I've also always found Leibniz's "best possible world" argument to be incredibly weak, theologically incoherent and now, given how much more we know of the Earth and universe, entirely obsolete.
However, as distant as theologian apologetics are from what is generally taught in church, they do influence what is taught in seminaries and preaching colleges, so educated preachers (rather than self-taught people like Joel Osteen) are influenced, at least academically, by advanced theology and apologetics.
How much of that trickles down to the average churchgoer via sermons/homilies is debatable, and it's a slow process. It's an indirect influence, but influential nonetheless.

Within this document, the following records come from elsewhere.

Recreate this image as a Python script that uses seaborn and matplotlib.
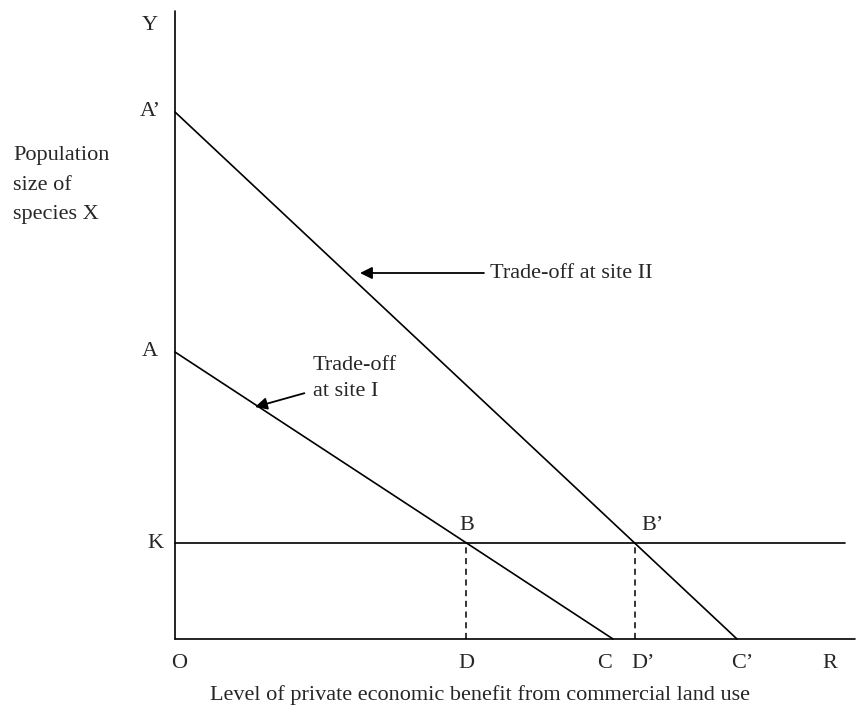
import pandas as pd
import matplotlib.pyplot as plt
import seaborn as sns

sns.set_style('white')
plt.rcParams['font.family'] = ['Liberation Serif', 'DejaVu Serif']

# diagram points (origin O at 0,0)
y_top = 6.28
x_end = 6.80
k_end = 6.70
y_A = 2.87
y_A2 = 5.27
y_K = 0.96
x_C = 4.38
x_C2 = 5.62

# B and B' sit where the trade-off lines cross the K line
x_B = x_C * (1 - y_K / y_A)
x_B2 = x_C2 * (1 - y_K / y_A2)

site1 = pd.DataFrame({'x': [0, x_C], 'y': [y_A, 0]})
site2 = pd.DataFrame({'x': [0, x_C2], 'y': [y_A2, 0]})
k_line = pd.DataFrame({'x': [0, k_end], 'y': [y_K, y_K]})
x_axis = pd.DataFrame({'x': [0, x_end], 'y': [0, 0]})
y_axis = pd.DataFrame({'x': [0, 0], 'y': [0, y_top]})

fig = plt.figure(figsize=(8.66, 7.12), dpi=100)
ax = fig.add_axes([0, 0, 1, 1])

for df in [x_axis, y_axis, k_line, site1, site2]:
    sns.lineplot(data=df, x='x', y='y', ax=ax, color='black', lw=1.2,
                 sort=False, estimator=None)

# dashed drops from B and B'
for xb in [x_B, x_B2]:
    ax.plot([xb, xb], [0, y_K], color='black', lw=1.1, ls=(0, (4, 3)))

ax.set_xlim(-1.75, 6.91)
ax.set_ylim(-0.73, 6.39)
ax.axis('off')

fs = 16
# axis point labels
ax.text(-0.25, y_top - 0.15, 'Y', fontsize=fs, ha='center', va='center')
ax.text(-0.25, y_A2, 'A\u2019', fontsize=fs, ha='center', va='center')
ax.text(-0.25, y_A, 'A', fontsize=fs, ha='center', va='center')
ax.text(-0.2, y_K, 'K', fontsize=fs, ha='center', va='center')
ax.text(x_B, y_K + 0.17, 'B', fontsize=fs, ha='center', va='center')
ax.text(x_B2 + 0.18, y_K + 0.17, 'B\u2019', fontsize=fs, ha='center', va='center')

row = -0.25
ax.text(0.04, row, 'O', fontsize=fs, ha='center', va='center')
ax.text(x_B, row, 'D', fontsize=fs, ha='center', va='center')
ax.text(x_C - 0.08, row, 'C', fontsize=fs, ha='center', va='center')
ax.text(x_B2 + 0.08, row, 'D\u2019', fontsize=fs, ha='center', va='center')
ax.text(x_C2 + 0.05, row, 'C\u2019', fontsize=fs, ha='center', va='center')
ax.text(x_end - 0.25, row, 'R', fontsize=fs, ha='center', va='center')

ax.text(3.05, -0.56, 'Level of private economic benefit from commercial land use',
        fontsize=fs, ha='center', va='center')
ax.text(-1.62, 4.54, 'Population\nsize of\nspecies X', fontsize=fs, ha='left',
        va='center', linespacing=1.75)

# trade-off callouts
ax.annotate('Trade-off at site II', xy=(1.85, 3.66), xytext=(3.15, 3.66),
            fontsize=fs, ha='left', va='center',
            arrowprops=dict(arrowstyle='-|>', color='black', lw=1.3,
                            mutation_scale=18, shrinkA=2, shrinkB=0))
ax.annotate('Trade-off\nat site I', xy=(0.8, 2.32), xytext=(1.38, 2.6),
            fontsize=fs, ha='left', va='center', linespacing=1.5,
            arrowprops=dict(arrowstyle='-|>', color='black', lw=1.3,
                            mutation_scale=18, shrinkA=4, shrinkB=0))

fig.savefig('out.png', dpi=100)
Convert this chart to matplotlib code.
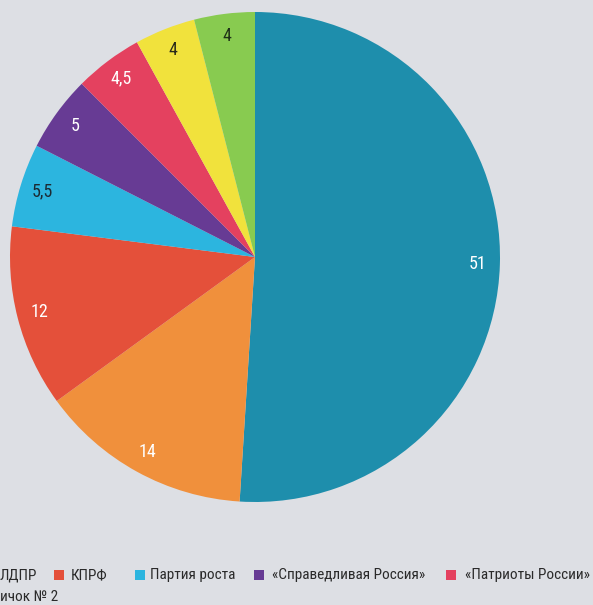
import matplotlib.pyplot as plt
from matplotlib.patches import Rectangle

# slice values, clockwise from the top
values = [51, 14, 12, 5.5, 5, 4.5, 4, 4]
labels = ["51", "14", "12", "5,5", "5", "4,5", "4", "4"]
colors = ['#1e8eac', '#f0903c', '#e4503a', '#2cb5df', '#673b94', '#e4415f', '#f1e23c', '#88cb50']
label_colors = ['white', 'white', 'white', '#1c2a33', 'white', 'white', '#2a2a1a', '#1f3318']

# legend (cropped in the scan)
legend_names = ["ЛДПР", "КПРФ", "Партия роста", "«Справедливая Россия»", "«Патриоты России»"]
legend_colors = ['#f0903c', '#e4503a', '#2cb5df', '#673b94', '#e4415f']
marker_x = [-20, 54, 135, 254, 446]
text_x = [0, 71, 150, 272, 465]

bg = '#dddfe4'
fnt = ['Roboto Condensed', 'Liberation Sans Narrow', 'DejaVu Sans']

fig = plt.figure(figsize=(5.93, 6.05), dpi=100)
fig.patch.set_facecolor(bg)

ax = fig.add_axes([10/593, 103/605, 490/593, 490/605])
ax.set_facecolor(bg)
wedges, texts = ax.pie(values, labels=labels, colors=colors, startangle=90,
                       counterclock=False, labeldistance=0.91,
                       wedgeprops=dict(linewidth=0))
for t, c in zip(texts, label_colors):
    t.set_color(c)
    t.set_fontsize(13)
    t.set_family(fnt)
    t.set_stretch('condensed')
    t.set_ha('center')
    t.set_va('center')
ax.set_xlim(-1, 1)
ax.set_ylim(-1, 1)
ax.axis('off')

W, H = 593, 605
for name, c, mx, tx in zip(legend_names, legend_colors, marker_x, text_x):
    fig.patches.append(Rectangle((mx/W, (H-580)/H), 10/W, 10/H, transform=fig.transFigure,
                                 facecolor=c, edgecolor='none'))
    fig.text(tx/W, (H-575)/H, name, fontsize=11, family=fnt, stretch='condensed',
             color='#2a2a2a', va='center', ha='left')
fig.text(0, (H-597)/H, "ичок № 2", fontsize=11, family=fnt, stretch='condensed',
         color='#2a2a2a', va='center', ha='left')

plt.savefig("out.png", dpi=100, facecolor=bg)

You're right about the teachings and the affect they have on priests and so on. But It's pretty clear that the laity are choosing some aspects of their lives (e.g. birth control) without heeding the hierarchy. But ultimately it becomes a problem the hierarchy needs to deal with. They can't clean house among the laity (there are too many of them), so they will either need to change their views or continue to turn a blind eye with occasional grumpy sermons.
Liebniz' argument lacks finesse, but it's actually pretty sophisticated. Possible worlds is a pretty tricky concept to do anything with, and imagining God picking among all the worlds he could create is a pretty strong leap of imagination.
Plantinga's argument is an abuse of modal logic, since he's talking about a being who would exist in all possible worlds. But the object in different possible worlds are different objects. If you posit a multiverse, you are positing a single possible world that has a multiversal structure, not a multiverse of possible worlds in a modal logic sense.
His argument therefore boils down to: in a multiverse with God, God exists.